The company's shares crashed from around 250p to 93.5p last year as the Russian economic crisis turned the screws on its markets. The shares have since almost fully recovered - yesterday they tipped up 11p to 243p - after pulp prices moved in Arjo's favour and its newly appointed executive chairman Ken Minton implemented a massive restructuring programme. Can they go further?
Mr Minton's been taking the axe to Arjo's European operations. He says the group has too many sites and there remains scope to generate economies of scale. The restructuring is not cheap; in the first half, it cost pounds 106m, almost entirely counterbalancing profits.

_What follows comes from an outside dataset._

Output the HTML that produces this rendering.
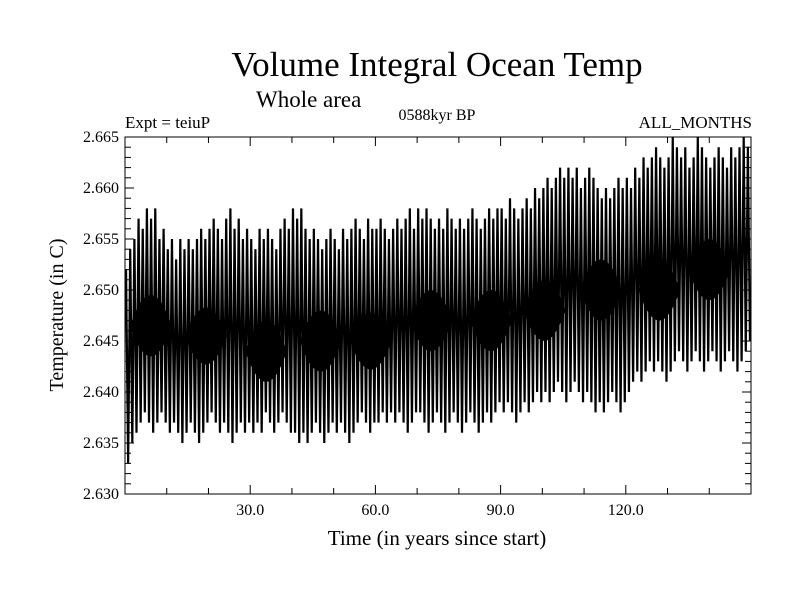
<!DOCTYPE html>
<html><head><meta charset="utf-8"><style>
body{margin:0;background:#fff;}
svg{display:block;font-family:"Liberation Serif",serif;}
</style></head><body>
<svg id="chart" width="800" height="600">
<defs><clipPath id="pc"><rect x="125" y="137" width="626" height="357"/></clipPath></defs>
<rect width="800" height="600" fill="#fff"/>
<text x="437" y="76" font-size="35" text-anchor="middle">Volume Integral Ocean Temp</text>
<text x="256" y="107" font-size="23">Whole area</text>
<text x="125" y="128" font-size="17">Expt = teiuP</text>
<text x="437" y="120" font-size="16" text-anchor="middle">0588kyr BP</text>
<text x="752" y="128" font-size="17" text-anchor="end">ALL_MONTHS</text>
<text x="437" y="545" font-size="21" text-anchor="middle">Time (in years since start)</text>
<text transform="translate(63,315) rotate(-90)" font-size="20" text-anchor="middle">Temperature (in C)</text>
<g id="marks" clip-path="url(#pc)"></g>
<g id="axes"></g>
</svg>
<script>
const peaks=[2.652,2.654,2.655,2.657,2.656,2.658,2.657,2.658,2.655,2.656,
2.654,2.655,2.653,2.655,2.654,2.655,2.654,2.655,2.656,2.655,
2.656,2.657,2.656,2.655,2.657,2.658,2.656,2.657,2.655,2.656,
2.655,2.654,2.656,2.655,2.656,2.655,2.654,2.656,2.657,2.656,
2.658,2.657,2.658,2.656,2.655,2.656,2.655,2.654,2.655,2.656,
2.655,2.654,2.656,2.655,2.656,2.657,2.656,2.655,2.657,2.656,
2.656,2.657,2.656,2.655,2.656,2.657,2.656,2.657,2.658,2.656,
2.658,2.657,2.658,2.657,2.656,2.657,2.656,2.658,2.657,2.656,
2.657,2.656,2.657,2.658,2.657,2.656,2.657,2.658,2.657,2.658,
2.658,2.657,2.659,2.658,2.657,2.658,2.659,2.658,2.660,2.659,
2.660,2.661,2.660,2.661,2.662,2.661,2.662,2.661,2.662,2.660,
2.661,2.662,2.661,2.660,2.659,2.660,2.659,2.660,2.661,2.660,
2.661,2.660,2.662,2.661,2.663,2.662,2.663,2.664,2.663,2.662,
2.663,2.665,2.664,2.663,2.664,2.662,2.663,2.665,2.664,2.663,
2.662,2.663,2.664,2.663,2.662,2.664,2.663,2.664,2.665,2.664];
const troughs=[2.633,2.635,2.636,2.637,2.638,2.637,2.636,2.637,2.638,2.637,
2.636,2.637,2.636,2.635,2.636,2.637,2.636,2.635,2.636,2.637,
2.638,2.637,2.636,2.637,2.636,2.635,2.636,2.637,2.636,2.637,
2.636,2.637,2.636,2.638,2.637,2.636,2.637,2.638,2.637,2.636,
2.636,2.635,2.636,2.635,2.636,2.637,2.636,2.635,2.636,2.637,
2.636,2.637,2.636,2.635,2.636,2.637,2.638,2.637,2.636,2.637,
2.637,2.638,2.637,2.638,2.637,2.638,2.637,2.636,2.637,2.638,
2.638,2.637,2.636,2.637,2.638,2.637,2.636,2.637,2.638,2.637,
2.636,2.637,2.638,2.637,2.636,2.637,2.638,2.637,2.638,2.639,
2.638,2.639,2.638,2.637,2.638,2.639,2.638,2.639,2.640,2.639,
2.640,2.639,2.640,2.641,2.640,2.639,2.640,2.641,2.640,2.639,
2.640,2.639,2.638,2.639,2.638,2.639,2.640,2.639,2.638,2.639,
2.640,2.641,2.642,2.641,2.642,2.643,2.642,2.643,2.642,2.641,
2.642,2.643,2.644,2.643,2.642,2.643,2.644,2.643,2.642,2.643,
2.644,2.643,2.642,2.643,2.644,2.643,2.642,2.643,2.644,2.645];
const blobYears=[6.2,19.4,33.8,46.9,58.9,73.3,87.7,100.5,114,128,140];
const blobCenters=[2.6465,2.6455,2.644,2.645,2.645,2.647,2.647,2.648,2.650,2.650,2.652];
const blobHalf=[0.003,0.0028,0.003,0.003,0.0028,0.003,0.003,0.003,0.003,0.003,0.003];
const yTicks=[2.630,2.635,2.640,2.645,2.650,2.655,2.660,2.665];
const yLabels=["2.630","2.635","2.640","2.645","2.650","2.655","2.660","2.665"];
const xTicks=[30,60,90,120];
const xLabels=["30.0","60.0","90.0","120.0"];

const L=125,R=751,T=137,B=494,X0=0,X1=150,Y0=2.630,Y1=2.665;
const sx=v=>L+(v-X0)/(X1-X0)*(R-L);
const sy=v=>B-(v-Y0)/(Y1-Y0)*(B-T);
const NS='http://www.w3.org/2000/svg';
const marks=document.getElementById('marks');
const axes=document.getElementById('axes');
function mk(tag,attrs,parent){const e=document.createElementNS(NS,tag);for(const k in attrs)e.setAttribute(k,attrs[k]);parent.appendChild(e);return e;}

blobYears.forEach((yr,i)=>{
  const cx=sx(yr),cy=sy(blobCenters[i]),h=sy(blobCenters[i]-blobHalf[i])-cy,w=sx(5)-sx(0);
  const p=mk('path',{d:`M${cx-w},${cy} Q${cx-w/2},${cy-h} ${cx},${cy-h} Q${cx+w/2},${cy-h} ${cx+w},${cy} Q${cx+w/2},${cy+h} ${cx},${cy+h} Q${cx-w/2},${cy+h} ${cx-w},${cy} Z`,fill:'#000'},marks);
  
  
});
let d='';
peaks.forEach((pk,i)=>{
  d+=(i===0?'M':'L')+sx(i+0.25).toFixed(2)+','+sy(pk).toFixed(2)+' L'+sx(i+0.75).toFixed(2)+','+sy(troughs[i]).toFixed(2)+' ';
});
const line=mk('path',{d:d,fill:'none',stroke:'#000','stroke-width':2.2,'stroke-linejoin':'miter'},marks);



const fr=mk('rect',{x:L,y:T,width:R-L,height:B-T,fill:'none',stroke:'#000','stroke-width':1},axes);


for(let k=0;k<=35;k++){
  const v=Y0+k*0.001,y=sy(v),len=(k%5===0)?9:6;
  mk('line',{x1:L,x2:L+len,y1:y,y2:y,stroke:'#000'},axes);
  mk('line',{x1:R,x2:R-len,y1:y,y2:y,stroke:'#000'},axes);
}
yTicks.forEach((v,i)=>{
  const t=mk('text',{x:L-6,y:sy(v)+5,'font-size':16,'text-anchor':'end'},axes);
  t.textContent=yLabels[i];
  
  
});
for(let yr=10;yr<150;yr+=10){
  const x=sx(yr),len=(yr%30===0)?9:6;
  mk('line',{x1:x,x2:x,y1:T,y2:T+len,stroke:'#000'},axes);
  mk('line',{x1:x,x2:x,y1:B,y2:B-len,stroke:'#000'},axes);
}
xTicks.forEach((v,i)=>{
  const t=mk('text',{x:sx(v),y:B+21,'font-size':16,'text-anchor':'middle'},axes);
  t.textContent=xLabels[i];
  
  
});
</script>
</body></html>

There'll be more in the second half as Arjo turns its attention to the distribution division, the least profitable but also the largest in turnover terms. The strategy here is also to cut costs by centralising.

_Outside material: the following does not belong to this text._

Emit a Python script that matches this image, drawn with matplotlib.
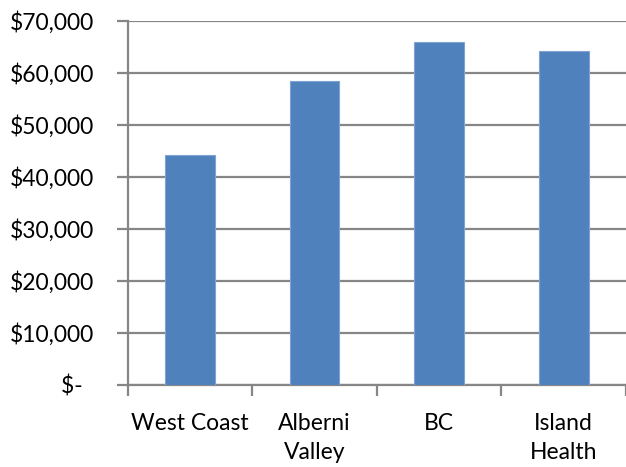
import matplotlib
matplotlib.use('Agg')
import matplotlib.pyplot as plt
from matplotlib.ticker import FuncFormatter, FixedLocator

regions = ['West Coast', 'Alberni\nValley', 'BC', 'Island\nHealth']
median_income = [44200, 58500, 65900, 64300]

plt.rcParams['font.family'] = ['Lato', 'DejaVu Sans']

fig = plt.figure(figsize=(6.26, 4.67), dpi=100)
ax = fig.add_axes([0.204, 0.1756, 0.796, 0.7794])

x = range(len(regions))
ax.bar(x, median_income, width=0.4, color='#4F81BD', edgecolor='#7FA3D3',
       linewidth=0.8, zorder=3)

ax.set_xlim(-0.5, 3.5)
ax.set_ylim(0, 70000)
ax.set_yticks(range(0, 70001, 10000))


def dollars(v, pos):
    if v == 0:
        return '$-  '
    return f'${v:,.0f}'


ax.yaxis.set_major_formatter(FuncFormatter(dollars))
ax.yaxis.grid(True, color='#868686', linewidth=1.6, zorder=0)

ax.set_xticks(list(x))
ax.set_xticklabels(regions, linespacing=1.5)
ax.xaxis.set_minor_locator(FixedLocator([-0.5, 0.5, 1.5, 2.5, 3.5]))
ax.tick_params(axis='x', which='major', length=0, pad=20, labelsize=16.5)
ax.tick_params(axis='x', which='minor', length=8, width=1.6, color='#868686')
ax.tick_params(axis='y', length=8, width=1.6, color='#868686', pad=16,
               labelsize=16.5)

for side in ['top', 'right']:
    ax.spines[side].set_visible(False)
for side in ['left', 'bottom']:
    ax.spines[side].set_color('#868686')
    ax.spines[side].set_linewidth(1.6)

fig.savefig('out.png', dpi=100)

All this will generate some one-off increases in returns. But the longer- term outlook is less certain. Arjo's markets are largely mature and present few growth opportunities. It already has 60 per cent of the market for fax paper in Europe, and 40 per cent of the US's. Mr Minton knows this, and aims to take the group into new niche areas. He reckons Arjo has technology which is currently underexploited.
Establishing niche areas is never easy, and there are already plenty of small, nimble players doing it already. Arjo's new-found economies of scale will be of little help.

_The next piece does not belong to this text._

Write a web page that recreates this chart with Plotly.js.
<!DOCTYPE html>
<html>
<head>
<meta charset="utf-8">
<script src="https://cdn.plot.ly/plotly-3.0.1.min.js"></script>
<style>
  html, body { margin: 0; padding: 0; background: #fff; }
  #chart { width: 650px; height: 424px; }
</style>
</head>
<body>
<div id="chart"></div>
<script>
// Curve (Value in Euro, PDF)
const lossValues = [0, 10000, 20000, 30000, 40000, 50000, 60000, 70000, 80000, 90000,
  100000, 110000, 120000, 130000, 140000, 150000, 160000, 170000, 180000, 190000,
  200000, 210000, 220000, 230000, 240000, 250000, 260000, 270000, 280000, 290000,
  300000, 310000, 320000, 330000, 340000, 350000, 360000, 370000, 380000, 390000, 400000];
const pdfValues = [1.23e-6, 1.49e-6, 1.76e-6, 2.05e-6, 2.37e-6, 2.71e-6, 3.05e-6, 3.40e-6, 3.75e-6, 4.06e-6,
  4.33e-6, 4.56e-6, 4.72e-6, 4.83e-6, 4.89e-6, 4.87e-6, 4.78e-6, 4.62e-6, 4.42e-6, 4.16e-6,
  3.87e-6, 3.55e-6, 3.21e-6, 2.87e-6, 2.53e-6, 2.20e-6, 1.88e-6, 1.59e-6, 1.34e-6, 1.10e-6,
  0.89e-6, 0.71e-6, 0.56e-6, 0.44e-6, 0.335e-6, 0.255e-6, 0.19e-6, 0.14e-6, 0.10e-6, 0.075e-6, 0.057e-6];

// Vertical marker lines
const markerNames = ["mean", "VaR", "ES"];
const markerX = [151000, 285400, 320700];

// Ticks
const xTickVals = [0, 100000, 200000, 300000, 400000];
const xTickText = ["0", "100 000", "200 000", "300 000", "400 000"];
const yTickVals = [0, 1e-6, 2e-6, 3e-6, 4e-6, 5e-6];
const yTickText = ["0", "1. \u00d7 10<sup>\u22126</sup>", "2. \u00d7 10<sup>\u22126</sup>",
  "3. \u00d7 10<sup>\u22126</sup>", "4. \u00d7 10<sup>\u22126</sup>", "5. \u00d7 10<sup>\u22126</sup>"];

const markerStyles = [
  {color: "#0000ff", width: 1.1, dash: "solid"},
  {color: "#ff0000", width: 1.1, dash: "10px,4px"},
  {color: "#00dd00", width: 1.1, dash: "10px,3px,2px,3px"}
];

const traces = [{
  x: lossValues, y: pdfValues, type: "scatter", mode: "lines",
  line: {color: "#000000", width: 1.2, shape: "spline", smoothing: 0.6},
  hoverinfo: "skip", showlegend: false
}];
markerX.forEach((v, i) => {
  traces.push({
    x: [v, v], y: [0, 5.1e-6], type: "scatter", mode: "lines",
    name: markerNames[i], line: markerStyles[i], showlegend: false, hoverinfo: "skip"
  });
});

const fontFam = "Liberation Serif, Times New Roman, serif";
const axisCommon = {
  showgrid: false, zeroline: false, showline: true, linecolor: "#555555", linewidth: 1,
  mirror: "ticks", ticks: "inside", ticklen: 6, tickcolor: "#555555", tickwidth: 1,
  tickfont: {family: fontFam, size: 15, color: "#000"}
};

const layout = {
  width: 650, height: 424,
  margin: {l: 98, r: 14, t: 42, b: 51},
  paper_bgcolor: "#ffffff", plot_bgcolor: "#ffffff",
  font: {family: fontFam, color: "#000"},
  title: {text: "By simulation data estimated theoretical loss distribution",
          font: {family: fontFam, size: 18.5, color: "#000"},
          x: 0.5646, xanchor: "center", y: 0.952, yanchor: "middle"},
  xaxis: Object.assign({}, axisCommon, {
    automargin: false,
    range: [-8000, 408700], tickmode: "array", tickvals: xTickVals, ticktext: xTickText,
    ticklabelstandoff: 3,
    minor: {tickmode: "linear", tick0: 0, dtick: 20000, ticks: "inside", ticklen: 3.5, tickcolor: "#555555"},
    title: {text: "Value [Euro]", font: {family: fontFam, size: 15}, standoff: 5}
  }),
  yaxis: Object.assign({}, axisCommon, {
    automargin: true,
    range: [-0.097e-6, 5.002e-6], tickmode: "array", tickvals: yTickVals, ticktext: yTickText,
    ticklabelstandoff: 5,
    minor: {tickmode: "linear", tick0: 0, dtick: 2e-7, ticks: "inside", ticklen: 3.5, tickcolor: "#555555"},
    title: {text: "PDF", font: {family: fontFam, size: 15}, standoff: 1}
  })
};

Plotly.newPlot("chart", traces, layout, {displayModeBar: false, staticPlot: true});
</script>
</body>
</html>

Stripping out the expected exceptional items, housebroker ABN Amro expects full-year pre-tax profits of pounds 242m, and earnings of 20p per share, rising to pounds 288m and 23.9p the year after.
That puts Arjo on a forward p/e of 12, a 20 per cent discount the sector. Given the uncertainties surrounding costs and outcome of the ongoing restructuring, the discount is justified. After the shares' strong recovery, investors should now consider taking profits.